DO THIS: Start with the line that contains "What seaborn and" and end with the line that contains "0.99, 0.995, 1.0]"; retype those lines and the ones between them exactly, without any pictures.

*** RECORD SET

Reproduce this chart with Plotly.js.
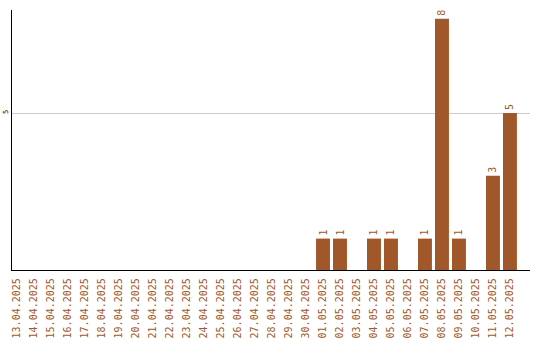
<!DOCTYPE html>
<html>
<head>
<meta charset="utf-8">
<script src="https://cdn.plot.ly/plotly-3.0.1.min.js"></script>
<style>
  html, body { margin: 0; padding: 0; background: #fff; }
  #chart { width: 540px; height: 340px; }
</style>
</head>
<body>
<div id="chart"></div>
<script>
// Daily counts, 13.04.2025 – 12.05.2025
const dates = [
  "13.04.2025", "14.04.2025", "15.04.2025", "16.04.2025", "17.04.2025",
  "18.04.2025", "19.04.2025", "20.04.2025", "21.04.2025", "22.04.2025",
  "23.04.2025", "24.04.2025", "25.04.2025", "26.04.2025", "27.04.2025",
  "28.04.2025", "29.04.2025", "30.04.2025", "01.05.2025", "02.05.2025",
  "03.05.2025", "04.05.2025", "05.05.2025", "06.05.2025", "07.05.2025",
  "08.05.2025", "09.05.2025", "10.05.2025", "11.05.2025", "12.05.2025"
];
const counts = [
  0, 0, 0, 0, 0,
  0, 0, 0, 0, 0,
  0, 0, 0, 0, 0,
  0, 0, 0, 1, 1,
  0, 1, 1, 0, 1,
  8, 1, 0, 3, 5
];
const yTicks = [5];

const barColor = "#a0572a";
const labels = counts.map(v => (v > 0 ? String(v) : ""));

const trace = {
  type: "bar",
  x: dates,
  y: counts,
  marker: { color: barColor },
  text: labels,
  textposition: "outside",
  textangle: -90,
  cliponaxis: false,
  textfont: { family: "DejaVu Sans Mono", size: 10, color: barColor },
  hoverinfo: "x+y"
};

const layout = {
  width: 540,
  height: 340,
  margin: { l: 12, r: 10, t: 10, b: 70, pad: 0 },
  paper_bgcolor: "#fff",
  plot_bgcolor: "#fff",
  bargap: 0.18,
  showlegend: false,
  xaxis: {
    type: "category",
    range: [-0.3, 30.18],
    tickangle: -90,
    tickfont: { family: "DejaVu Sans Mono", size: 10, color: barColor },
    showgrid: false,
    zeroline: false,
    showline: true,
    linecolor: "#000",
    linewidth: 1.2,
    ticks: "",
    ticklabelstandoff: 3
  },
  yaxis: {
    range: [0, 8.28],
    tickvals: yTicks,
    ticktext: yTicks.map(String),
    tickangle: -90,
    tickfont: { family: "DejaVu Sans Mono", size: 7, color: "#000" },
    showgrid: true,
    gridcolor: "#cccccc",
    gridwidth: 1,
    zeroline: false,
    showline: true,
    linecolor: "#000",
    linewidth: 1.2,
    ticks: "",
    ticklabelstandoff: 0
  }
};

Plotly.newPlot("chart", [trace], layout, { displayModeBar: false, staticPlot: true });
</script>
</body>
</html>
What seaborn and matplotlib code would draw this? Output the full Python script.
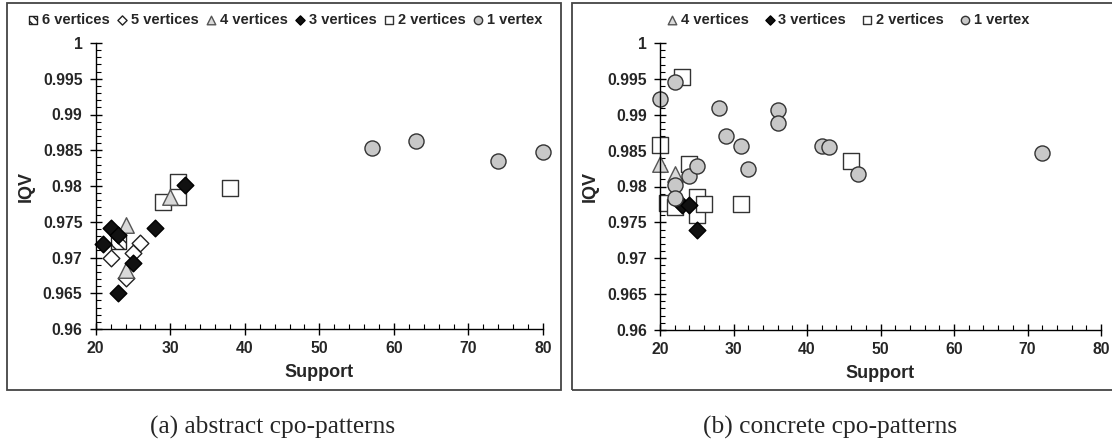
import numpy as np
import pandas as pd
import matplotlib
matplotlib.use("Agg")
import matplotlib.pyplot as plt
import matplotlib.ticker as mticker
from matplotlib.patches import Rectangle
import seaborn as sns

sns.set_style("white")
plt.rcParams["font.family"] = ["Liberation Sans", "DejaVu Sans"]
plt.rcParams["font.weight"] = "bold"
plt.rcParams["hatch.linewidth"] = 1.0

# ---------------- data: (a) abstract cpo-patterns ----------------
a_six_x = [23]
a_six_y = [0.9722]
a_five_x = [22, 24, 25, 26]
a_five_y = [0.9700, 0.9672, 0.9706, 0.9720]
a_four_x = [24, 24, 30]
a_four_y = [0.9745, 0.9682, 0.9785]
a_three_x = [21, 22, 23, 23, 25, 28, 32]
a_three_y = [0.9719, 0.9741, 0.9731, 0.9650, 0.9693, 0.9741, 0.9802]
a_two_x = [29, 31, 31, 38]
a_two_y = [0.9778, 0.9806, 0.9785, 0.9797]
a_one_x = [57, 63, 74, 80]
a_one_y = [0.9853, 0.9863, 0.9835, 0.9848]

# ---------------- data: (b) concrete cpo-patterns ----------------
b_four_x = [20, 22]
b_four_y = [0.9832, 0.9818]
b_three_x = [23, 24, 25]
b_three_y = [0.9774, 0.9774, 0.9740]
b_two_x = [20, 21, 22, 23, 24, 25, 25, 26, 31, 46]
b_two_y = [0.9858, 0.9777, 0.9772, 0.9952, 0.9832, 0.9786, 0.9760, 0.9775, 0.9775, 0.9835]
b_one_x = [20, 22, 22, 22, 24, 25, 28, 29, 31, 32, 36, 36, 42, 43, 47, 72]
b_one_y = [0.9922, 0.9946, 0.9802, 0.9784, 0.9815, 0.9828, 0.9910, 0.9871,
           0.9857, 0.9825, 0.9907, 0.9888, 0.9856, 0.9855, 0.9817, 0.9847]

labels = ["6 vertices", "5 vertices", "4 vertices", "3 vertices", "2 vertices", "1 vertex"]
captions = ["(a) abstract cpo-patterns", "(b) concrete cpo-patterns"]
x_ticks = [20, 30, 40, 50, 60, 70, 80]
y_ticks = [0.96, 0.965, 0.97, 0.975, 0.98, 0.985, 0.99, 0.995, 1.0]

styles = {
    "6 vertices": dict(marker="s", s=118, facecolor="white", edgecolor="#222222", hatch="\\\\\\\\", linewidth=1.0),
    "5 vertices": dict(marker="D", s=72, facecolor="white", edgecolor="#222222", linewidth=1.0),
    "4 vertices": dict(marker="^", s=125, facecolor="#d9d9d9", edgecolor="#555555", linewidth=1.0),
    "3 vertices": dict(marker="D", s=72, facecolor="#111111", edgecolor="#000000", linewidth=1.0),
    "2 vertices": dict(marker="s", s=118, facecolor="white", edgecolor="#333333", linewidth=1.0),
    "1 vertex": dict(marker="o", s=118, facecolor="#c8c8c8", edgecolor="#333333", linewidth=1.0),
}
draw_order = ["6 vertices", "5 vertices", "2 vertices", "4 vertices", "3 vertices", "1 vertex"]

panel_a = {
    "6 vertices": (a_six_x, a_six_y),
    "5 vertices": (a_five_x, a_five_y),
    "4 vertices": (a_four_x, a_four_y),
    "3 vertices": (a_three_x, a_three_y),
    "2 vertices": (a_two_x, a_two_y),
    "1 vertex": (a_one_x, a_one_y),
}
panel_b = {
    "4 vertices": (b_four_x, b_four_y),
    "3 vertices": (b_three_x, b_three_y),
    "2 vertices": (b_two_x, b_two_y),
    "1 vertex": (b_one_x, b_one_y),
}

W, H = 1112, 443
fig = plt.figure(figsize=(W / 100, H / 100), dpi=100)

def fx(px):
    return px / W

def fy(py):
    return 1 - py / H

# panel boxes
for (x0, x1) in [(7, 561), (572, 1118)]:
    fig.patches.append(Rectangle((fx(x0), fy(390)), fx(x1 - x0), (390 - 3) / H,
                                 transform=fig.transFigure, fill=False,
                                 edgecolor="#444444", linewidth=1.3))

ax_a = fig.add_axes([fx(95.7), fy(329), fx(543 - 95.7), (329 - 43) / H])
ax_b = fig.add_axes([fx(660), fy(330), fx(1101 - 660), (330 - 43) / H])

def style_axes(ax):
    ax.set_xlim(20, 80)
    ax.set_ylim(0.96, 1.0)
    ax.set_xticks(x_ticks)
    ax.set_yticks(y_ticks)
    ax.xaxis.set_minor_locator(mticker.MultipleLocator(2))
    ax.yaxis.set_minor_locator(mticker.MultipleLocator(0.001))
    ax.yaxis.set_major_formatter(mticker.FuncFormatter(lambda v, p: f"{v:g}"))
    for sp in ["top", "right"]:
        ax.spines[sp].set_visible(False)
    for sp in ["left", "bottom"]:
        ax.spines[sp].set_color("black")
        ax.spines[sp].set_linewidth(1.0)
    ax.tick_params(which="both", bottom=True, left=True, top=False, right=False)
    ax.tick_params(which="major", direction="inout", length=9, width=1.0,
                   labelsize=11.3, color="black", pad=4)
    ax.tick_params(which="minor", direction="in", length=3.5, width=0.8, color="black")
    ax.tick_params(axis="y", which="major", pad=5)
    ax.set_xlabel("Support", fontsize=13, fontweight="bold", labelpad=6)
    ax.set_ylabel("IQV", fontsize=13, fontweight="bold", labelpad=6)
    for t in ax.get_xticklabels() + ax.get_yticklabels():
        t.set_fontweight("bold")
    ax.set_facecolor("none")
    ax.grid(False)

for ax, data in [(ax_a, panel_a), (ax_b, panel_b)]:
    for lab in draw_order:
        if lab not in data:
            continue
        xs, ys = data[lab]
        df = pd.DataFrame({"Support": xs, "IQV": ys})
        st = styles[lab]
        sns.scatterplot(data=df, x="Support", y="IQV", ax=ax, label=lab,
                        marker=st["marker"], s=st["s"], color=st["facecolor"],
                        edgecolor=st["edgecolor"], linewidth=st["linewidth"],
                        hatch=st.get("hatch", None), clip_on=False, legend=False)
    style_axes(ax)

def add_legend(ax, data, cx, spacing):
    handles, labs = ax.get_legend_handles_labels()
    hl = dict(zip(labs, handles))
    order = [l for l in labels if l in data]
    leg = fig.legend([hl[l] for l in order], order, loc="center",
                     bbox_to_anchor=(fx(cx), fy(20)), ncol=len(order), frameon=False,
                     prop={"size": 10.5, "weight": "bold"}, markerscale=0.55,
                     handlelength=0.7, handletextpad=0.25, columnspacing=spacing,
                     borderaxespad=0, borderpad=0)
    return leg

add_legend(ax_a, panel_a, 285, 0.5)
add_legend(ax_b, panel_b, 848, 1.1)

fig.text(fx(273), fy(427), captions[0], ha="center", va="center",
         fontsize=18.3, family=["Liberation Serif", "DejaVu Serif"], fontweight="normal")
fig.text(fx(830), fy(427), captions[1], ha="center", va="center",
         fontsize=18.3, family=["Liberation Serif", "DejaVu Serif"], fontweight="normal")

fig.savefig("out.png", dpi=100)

******

SOLUTION TO THE PROBLEM:
What seaborn and matplotlib code would draw this? Output the full Python script.
import numpy as np
import pandas as pd
import matplotlib
matplotlib.use("Agg")
import matplotlib.pyplot as plt
import matplotlib.ticker as mticker
from matplotlib.patches import Rectangle
import seaborn as sns

sns.set_style("white")
plt.rcParams["font.family"] = ["Liberation Sans", "DejaVu Sans"]
plt.rcParams["font.weight"] = "bold"
plt.rcParams["hatch.linewidth"] = 1.0

# ---------------- data: (a) abstract cpo-patterns ----------------
a_six_x = [23]
a_six_y = [0.9722]
a_five_x = [22, 24, 25, 26]
a_five_y = [0.9700, 0.9672, 0.9706, 0.9720]
a_four_x = [24, 24, 30]
a_four_y = [0.9745, 0.9682, 0.9785]
a_three_x = [21, 22, 23, 23, 25, 28, 32]
a_three_y = [0.9719, 0.9741, 0.9731, 0.9650, 0.9693, 0.9741, 0.9802]
a_two_x = [29, 31, 31, 38]
a_two_y = [0.9778, 0.9806, 0.9785, 0.9797]
a_one_x = [57, 63, 74, 80]
a_one_y = [0.9853, 0.9863, 0.9835, 0.9848]

# ---------------- data: (b) concrete cpo-patterns ----------------
b_four_x = [20, 22]
b_four_y = [0.9832, 0.9818]
b_three_x = [23, 24, 25]
b_three_y = [0.9774, 0.9774, 0.9740]
b_two_x = [20, 21, 22, 23, 24, 25, 25, 26, 31, 46]
b_two_y = [0.9858, 0.9777, 0.9772, 0.9952, 0.9832, 0.9786, 0.9760, 0.9775, 0.9775, 0.9835]
b_one_x = [20, 22, 22, 22, 24, 25, 28, 29, 31, 32, 36, 36, 42, 43, 47, 72]
b_one_y = [0.9922, 0.9946, 0.9802, 0.9784, 0.9815, 0.9828, 0.9910, 0.9871,
           0.9857, 0.9825, 0.9907, 0.9888, 0.9856, 0.9855, 0.9817, 0.9847]

labels = ["6 vertices", "5 vertices", "4 vertices", "3 vertices", "2 vertices", "1 vertex"]
captions = ["(a) abstract cpo-patterns", "(b) concrete cpo-patterns"]
x_ticks = [20, 30, 40, 50, 60, 70, 80]
y_ticks = [0.96, 0.965, 0.97, 0.975, 0.98, 0.985, 0.99, 0.995, 1.0]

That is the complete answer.